Am Campus angekommen, kann ich mit der Hilfe meines Führhundes alle Hindernisse, die diese Universität in großer Anzahl für einen behinderten Menschen bereithält, selbständig lösen. Dennoch sehe ich genügend Handlungsbedarf für unsere Integrationsbeauftragte tätig zu werden. Den Anfang könnte man bereits am Zugang des Adolf-Reichwein-Campusses machen. Dort ist eine absurde Schikane eingebaut, die für einen blinden Menschen ohne Führhund unüberwindlich erscheint. Emma läuft mit mir über die Bordsteinkante auf dem Grünstreifen an dieser Sperre vorbei. Dass das Uni-Gebäude alles andere als barrierefrei ist, muss ich an dieser Stelle nicht noch zusätzlich erwähnen. Optimistisch stimmt mich zu Beginn des Tages stets, dass ich es bisher immer pünktlich in meine Vorlesung geschafft habe.
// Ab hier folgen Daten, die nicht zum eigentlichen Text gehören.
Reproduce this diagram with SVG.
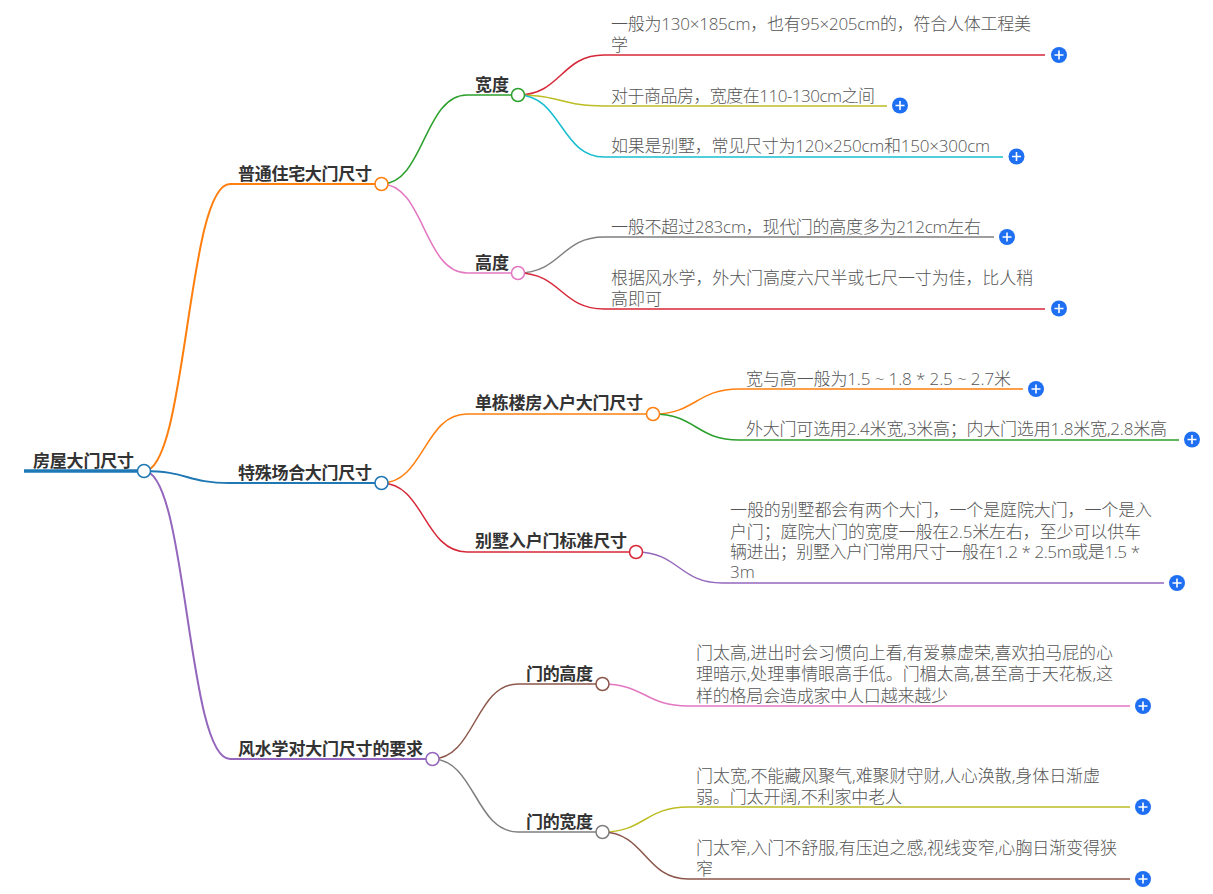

Meine Rückreise ins südliche Sauerland gestaltet sich absolut vergleichbar zu der Anreise, mit einem großen Unterschied. Mein Bus in Kreuztal fährt derart ungünstig ab, dass ich ihn stets knapp verpasse. Dies bedeutet eine knappe Stunde Wartezeit. 

Mein Bachelorstudium endet mit diesem Semester. Ein weiterführendes Studium mache ich von wesentlich verbesserten Anreisebedingungen abhängig.Man darf doch wohl noch Träume haben.